A recent post in The Lounge on CodeProject had quite a number of us maybe slightly puzzled, but nonetheless quite amused.  A linked site yields a letter written to an Arkansas newspaper, in which a concerned reader suspects that the early start of Daylight Saving Time, due to a "plot by a liberal Congress", is the cause of unusually warm conditions in Arkansas for March, because of the extra hours of sunlight.

I visit to Snopes reveals that the the letter was written tongue in cheek, but the intentions of the author are secondary to what really is funny, and that is the response to the letter by other esteemed readers of the newspaper.  The full texts are available on snopes, but I present what matters:

"There is no more daylight than usual, regardless of the time."

"Nature and weather are, of course, unrelated to our choice of how we divide the day."

"In March, we had the exact same number of hours of daylight as we do every March. While Congress has the power to change many laws, it cannot change the laws of nature.
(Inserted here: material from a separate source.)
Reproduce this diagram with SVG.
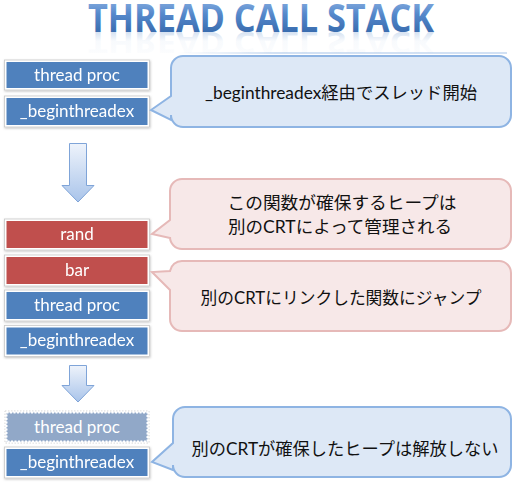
<svg xmlns="http://www.w3.org/2000/svg" width="516" height="484" viewBox="0 0 516 484">
<defs>
  <linearGradient id="titleGrad" x1="0" y1="0" x2="0" y2="1">
    <stop offset="0" stop-color="#a9c7ee"/>
    <stop offset="0.45" stop-color="#5689cc"/>
    <stop offset="1" stop-color="#275a9c"/>
  </linearGradient>
  <linearGradient id="reflGrad" x1="0" y1="0" x2="0" y2="1">
    <stop offset="0" stop-color="#4f81bd" stop-opacity="0"/>
    <stop offset="0.55" stop-color="#6d98cf" stop-opacity="0.05"/>
    <stop offset="1" stop-color="#6d98cf" stop-opacity="0.5"/>
  </linearGradient>
  <linearGradient id="arrowGrad" x1="0" y1="0" x2="0" y2="1">
    <stop offset="0" stop-color="#eef3fb"/>
    <stop offset="1" stop-color="#a9c4ea"/>
  </linearGradient>
  <linearGradient id="lineGrad" x1="0" y1="0" x2="1" y2="0">
    <stop offset="0" stop-color="#8fb4e3" stop-opacity="0"/>
    <stop offset="0.3" stop-color="#8fb4e3" stop-opacity="0.8"/>
    <stop offset="1" stop-color="#8fb4e3" stop-opacity="0.8"/>
  </linearGradient>
  <filter id="shadow" x="-5%" y="-10%" width="110%" height="130%">
    <feDropShadow dx="0.5" dy="1" stdDeviation="0.8" flood-color="#000" flood-opacity="0.25"/>
  </filter>
</defs>
<style>
  .title { font-family: "Open Sans", "Noto Sans", sans-serif; font-weight: bold; font-size: 40px; }
  .frame { fill: #ffffff; stroke: #c9c9c9; stroke-width: 0.8; }
  .blue { fill: #4f81bd; }
  .red { fill: #c0504d; }
  .faded { fill: #91a8c8; }
  .btxt { font-family: Lato, "Open Sans", sans-serif; font-size: 17px; fill: #ffffff; text-anchor: middle; }
  .cblue { fill: #dde8f6; stroke: #8eb4e3; stroke-width: 2; }
  .cpink { fill: #f7e8e8; stroke: #e6b9b8; stroke-width: 2; }
  .ctxt { font-family: Lato, "Noto Sans CJK JP", sans-serif; font-size: 17px; fill: #111111; text-anchor: middle; }
  .arrow { fill: url(#arrowGrad); stroke: #7fa4d8; stroke-width: 1; }
</style>

<!-- title -->
<g id="title">
  <text class="title" x="261" y="32" text-anchor="middle" textLength="346" lengthAdjust="spacingAndGlyphs" fill="url(#titleGrad)">THREAD CALL STACK</text>
  <g transform="translate(0,32) scale(1,-0.7)">
    <text class="title" x="261" y="0" text-anchor="middle" textLength="346" lengthAdjust="spacingAndGlyphs" fill="url(#reflGrad)">THREAD CALL STACK</text>
  </g>
  <rect x="177" y="52.5" width="330" height="1" fill="url(#lineGrad)"/>
</g>

<!-- connectors (block arrows) -->
<g id="connectors">
  <path class="arrow" d="M69.5 143.5 H86.5 V185.5 H94 L78 202 L62 185.5 H69.5 Z"/>
  <path class="arrow" d="M69.5 365.5 H86.5 V385.5 H94 L78 402 L62 385.5 H69.5 Z"/>
</g>

<!-- stack 1 -->
<g id="s1-threadproc" filter="url(#shadow)">
  <rect class="frame" x="4.5" y="60" width="145" height="30"/>
  <rect class="blue" x="6.5" y="62" width="141" height="26"/>
  <text class="btxt" x="77" y="81">thread proc</text>
</g>
<g id="s1-beginthreadex" filter="url(#shadow)">
  <rect class="frame" x="4.5" y="96" width="145" height="31"/>
  <rect class="blue" x="6.5" y="98" width="141" height="27"/>
  <text class="btxt" x="77" y="117">_beginthreadex</text>
</g>
<g id="callout1">
  <path class="cblue" d="M183 56 H499 A12 12 0 0 1 511 68 V115 A12 12 0 0 1 499 127 H183 A12 12 0 0 1 171 115 V120 L151 110 L171 96 V68 A12 12 0 0 1 183 56 Z"/>
  <text class="ctxt" x="341" y="99" textLength="272" lengthAdjust="spacingAndGlyphs">_beginthreadex経由でスレッド開始</text>
</g>

<!-- stack 2 -->
<g id="s2-rand" filter="url(#shadow)">
  <rect class="frame" x="4.5" y="219" width="145" height="31"/>
  <rect class="red" x="6.5" y="221" width="141" height="27"/>
  <text class="btxt" x="77" y="240">rand</text>
</g>
<g id="s2-bar" filter="url(#shadow)">
  <rect class="frame" x="4.5" y="255" width="145" height="31"/>
  <rect class="red" x="6.5" y="257" width="141" height="27"/>
  <text class="btxt" x="77" y="276">bar</text>
</g>
<g id="s2-threadproc" filter="url(#shadow)">
  <rect class="frame" x="4.5" y="290" width="145" height="31"/>
  <rect class="blue" x="6.5" y="292" width="141" height="27"/>
  <text class="btxt" x="77" y="311">thread proc</text>
</g>
<g id="s2-beginthreadex" filter="url(#shadow)">
  <rect class="frame" x="4.5" y="325.5" width="145" height="31"/>
  <rect class="blue" x="6.5" y="327.5" width="141" height="27"/>
  <text class="btxt" x="77" y="346">_beginthreadex</text>
</g>
<g id="callout2">
  <path class="cpink" d="M182 179 H499 A12 12 0 0 1 511 191 V237 A12 12 0 0 1 499 249 H182 A12 12 0 0 1 170 237 V238 L152 234 L170 220 V191 A12 12 0 0 1 182 179 Z"/>
  <text class="ctxt" x="342" y="209" textLength="229" lengthAdjust="spacingAndGlyphs">この関数が確保するヒープは</text>
  <text class="ctxt" x="340" y="233" textLength="224" lengthAdjust="spacingAndGlyphs">別のCRTによって管理される</text>
</g>
<g id="callout3">
  <path class="cpink" d="M182 261 H499 A12 12 0 0 1 511 273 V319 A12 12 0 0 1 499 331 H182 A12 12 0 0 1 170 319 V290 L152 272 L170 271 A12 12 0 0 1 182 261 Z"/>
  <text class="ctxt" x="341" y="304" textLength="281" lengthAdjust="spacingAndGlyphs">別のCRTにリンクした関数にジャンプ</text>
</g>

<!-- stack 3 -->
<g id="s3-threadproc">
  <rect x="5" y="411" width="144" height="32" fill="#ffffff" stroke="#c9c9c9" stroke-width="0.8" stroke-dasharray="1.5 1.5"/>
  <rect class="faded" x="6.5" y="412.5" width="141" height="29"/>
  <rect x="6.5" y="412.5" width="141" height="29" fill="none" stroke="#ffffff" stroke-width="2" stroke-dasharray="2 1.5"/>
  <text class="btxt" x="77" y="433">thread proc</text>
</g>
<g id="s3-beginthreadex" filter="url(#shadow)">
  <rect class="frame" x="4.5" y="447" width="145" height="31"/>
  <rect class="blue" x="6.5" y="449" width="141" height="27"/>
  <text class="btxt" x="77" y="468">_beginthreadex</text>
</g>
<g id="callout4">
  <path class="cblue" d="M185 407 H499 A12 12 0 0 1 511 419 V465 A12 12 0 0 1 499 477 H185 A12 12 0 0 1 173 465 V470 L152 462 L173 443 V419 A12 12 0 0 1 185 407 Z"/>
  <text class="ctxt" x="345" y="455" textLength="307" lengthAdjust="spacingAndGlyphs">別のCRTが確保したヒープは解放しない</text>
</g>
</svg>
All the members did was change the time on our clocks. They did not actually add any hours of daylight."

"Anyone with even a basic understanding of reality knows that the number of hours of daylight we have on any given day isn't altered by simply resetting a clock."

"What I am confused about is, no matter whether our clocks are set forward one hour or back one hour, don't we continue to have the same amount of daylight hours every day?"

  What I find amusing is how the readers that responded deemed it necessary to explain why the first letter was wrong.  Do they genuinely consider themselves the intellectual guardians of Arkansas on the grounds that they understand the relationship between the Earth and the Sun?  Is this the moment they have been waiting for to shine, to rise up and be counted among Thinkers?